- **What you will do**: Pictures in the data below are not part of the copy; transcribe everything else exactly.
───
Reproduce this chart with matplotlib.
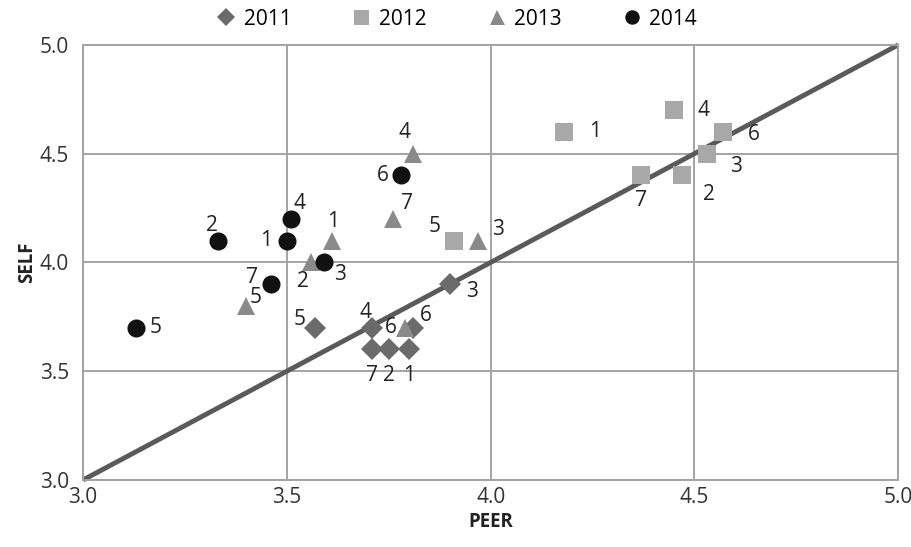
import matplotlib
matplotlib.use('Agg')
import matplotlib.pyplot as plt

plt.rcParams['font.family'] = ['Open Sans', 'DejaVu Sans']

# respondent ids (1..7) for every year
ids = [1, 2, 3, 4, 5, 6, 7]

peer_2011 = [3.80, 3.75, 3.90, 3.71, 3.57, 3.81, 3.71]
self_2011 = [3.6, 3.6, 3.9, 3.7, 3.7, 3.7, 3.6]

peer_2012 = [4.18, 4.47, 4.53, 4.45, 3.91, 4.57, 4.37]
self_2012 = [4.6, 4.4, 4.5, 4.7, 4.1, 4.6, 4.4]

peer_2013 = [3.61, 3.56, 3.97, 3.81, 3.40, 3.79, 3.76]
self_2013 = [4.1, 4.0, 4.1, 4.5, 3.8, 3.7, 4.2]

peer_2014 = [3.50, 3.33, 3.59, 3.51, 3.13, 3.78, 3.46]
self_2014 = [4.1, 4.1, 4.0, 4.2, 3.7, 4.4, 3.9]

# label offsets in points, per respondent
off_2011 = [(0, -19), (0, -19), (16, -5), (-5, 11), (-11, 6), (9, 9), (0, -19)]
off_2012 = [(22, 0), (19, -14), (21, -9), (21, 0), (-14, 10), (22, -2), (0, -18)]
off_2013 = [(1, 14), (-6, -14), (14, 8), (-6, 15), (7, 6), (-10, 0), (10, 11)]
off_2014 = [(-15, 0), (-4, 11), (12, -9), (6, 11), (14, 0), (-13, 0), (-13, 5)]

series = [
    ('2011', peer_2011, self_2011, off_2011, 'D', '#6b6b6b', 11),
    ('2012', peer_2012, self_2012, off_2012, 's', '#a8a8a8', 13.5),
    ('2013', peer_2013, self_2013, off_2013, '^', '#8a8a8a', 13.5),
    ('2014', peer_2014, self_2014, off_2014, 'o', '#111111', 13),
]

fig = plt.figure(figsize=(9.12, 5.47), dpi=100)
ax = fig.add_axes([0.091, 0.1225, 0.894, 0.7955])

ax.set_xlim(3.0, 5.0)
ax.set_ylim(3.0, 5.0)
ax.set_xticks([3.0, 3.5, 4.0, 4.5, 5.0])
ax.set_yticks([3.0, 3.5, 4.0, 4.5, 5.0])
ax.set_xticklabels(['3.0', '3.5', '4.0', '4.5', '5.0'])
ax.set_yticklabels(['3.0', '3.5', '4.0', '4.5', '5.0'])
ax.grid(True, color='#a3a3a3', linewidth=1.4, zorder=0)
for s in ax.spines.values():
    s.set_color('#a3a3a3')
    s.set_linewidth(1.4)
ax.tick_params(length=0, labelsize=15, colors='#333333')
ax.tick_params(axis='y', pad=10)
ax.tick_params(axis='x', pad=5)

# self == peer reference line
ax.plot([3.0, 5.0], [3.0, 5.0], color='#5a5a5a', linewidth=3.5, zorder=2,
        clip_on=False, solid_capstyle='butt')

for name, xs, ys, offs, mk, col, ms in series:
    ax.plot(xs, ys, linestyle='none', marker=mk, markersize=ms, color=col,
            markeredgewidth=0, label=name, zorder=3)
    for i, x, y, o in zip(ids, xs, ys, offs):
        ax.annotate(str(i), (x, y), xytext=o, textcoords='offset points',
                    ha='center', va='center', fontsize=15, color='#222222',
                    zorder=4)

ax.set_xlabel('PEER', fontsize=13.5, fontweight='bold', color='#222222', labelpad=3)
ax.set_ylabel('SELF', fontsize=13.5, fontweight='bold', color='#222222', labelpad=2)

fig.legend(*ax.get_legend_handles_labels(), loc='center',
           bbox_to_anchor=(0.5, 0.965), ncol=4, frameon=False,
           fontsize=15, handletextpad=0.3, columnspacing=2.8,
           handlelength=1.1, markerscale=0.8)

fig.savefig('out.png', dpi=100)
───
- **Problem solution**:
Reproduce this chart with matplotlib.
import matplotlib
matplotlib.use('Agg')
import matplotlib.pyplot as plt

plt.rcParams['font.family'] = ['Open Sans', 'DejaVu Sans']

# respondent ids (1..7) for every year
ids = [1, 2, 3, 4, 5, 6, 7]

peer_2011 = [3.80, 3.75, 3.90, 3.71, 3.57, 3.81, 3.71]
self_2011 = [3.6, 3.6, 3.9, 3.7, 3.7, 3.7, 3.6]

peer_2012 = [4.18, 4.47, 4.53, 4.45, 3.91, 4.57, 4.37]
self_2012 = [4.6, 4.4, 4.5, 4.7, 4.1, 4.6, 4.4]

peer_2013 = [3.61, 3.56, 3.97, 3.81, 3.40, 3.79, 3.76]
self_2013 = [4.1, 4.0, 4.1, 4.5, 3.8, 3.7, 4.2]

peer_2014 = [3.50, 3.33, 3.59, 3.51, 3.13, 3.78, 3.46]
self_2014 = [4.1, 4.1, 4.0, 4.2, 3.7, 4.4, 3.9]

# label offsets in points, per respondent
off_2011 = [(0, -19), (0, -19), (16, -5), (-5, 11), (-11, 6), (9, 9), (0, -19)]
off_2012 = [(22, 0), (19, -14), (21, -9), (21, 0), (-14, 10), (22, -2), (0, -18)]
off_2013 = [(1, 14), (-6, -14), (14, 8), (-6, 15), (7, 6), (-10, 0), (10, 11)]
off_2014 = [(-15, 0), (-4, 11), (12, -9), (6, 11), (14, 0), (-13, 0), (-13, 5)]

series = [
    ('2011', peer_2011, self_2011, off_2011, 'D', '#6b6b6b', 11),
    ('2012', peer_2012, self_2012, off_2012, 's', '#a8a8a8', 13.5),
    ('2013', peer_2013, self_2013, off_2013, '^', '#8a8a8a', 13.5),
    ('2014', peer_2014, self_2014, off_2014, 'o', '#111111', 13),
]

fig = plt.figure(figsize=(9.12, 5.47), dpi=100)
ax = fig.add_axes([0.091, 0.1225, 0.894, 0.7955])

ax.set_xlim(3.0, 5.0)
ax.set_ylim(3.0, 5.0)
ax.set_xticks([3.0, 3.5, 4.0, 4.5, 5.0])
ax.set_yticks([3.0, 3.5, 4.0, 4.5, 5.0])
ax.set_xticklabels(['3.0', '3.5', '4.0', '4.5', '5.0'])
ax.set_yticklabels(['3.0', '3.5', '4.0', '4.5', '5.0'])
ax.grid(True, color='#a3a3a3', linewidth=1.4, zorder=0)
for s in ax.spines.values():
    s.set_color('#a3a3a3')
    s.set_linewidth(1.4)
ax.tick_params(length=0, labelsize=15, colors='#333333')
ax.tick_params(axis='y', pad=10)
ax.tick_params(axis='x', pad=5)

# self == peer reference line
ax.plot([3.0, 5.0], [3.0, 5.0], color='#5a5a5a', linewidth=3.5, zorder=2,
        clip_on=False, solid_capstyle='butt')

for name, xs, ys, offs, mk, col, ms in series:
    ax.plot(xs, ys, linestyle='none', marker=mk, markersize=ms, color=col,
            markeredgewidth=0, label=name, zorder=3)
    for i, x, y, o in zip(ids, xs, ys, offs):
        ax.annotate(str(i), (x, y), xytext=o, textcoords='offset points',
                    ha='center', va='center', fontsize=15, color='#222222',
                    zorder=4)

ax.set_xlabel('PEER', fontsize=13.5, fontweight='bold', color='#222222', labelpad=3)
ax.set_ylabel('SELF', fontsize=13.5, fontweight='bold', color='#222222', labelpad=2)

fig.legend(*ax.get_legend_handles_labels(), loc='center',
           bbox_to_anchor=(0.5, 0.965), ncol=4, frameon=False,
           fontsize=15, handletextpad=0.3, columnspacing=2.8,
           handlelength=1.1, markerscale=0.8)

fig.savefig('out.png', dpi=100)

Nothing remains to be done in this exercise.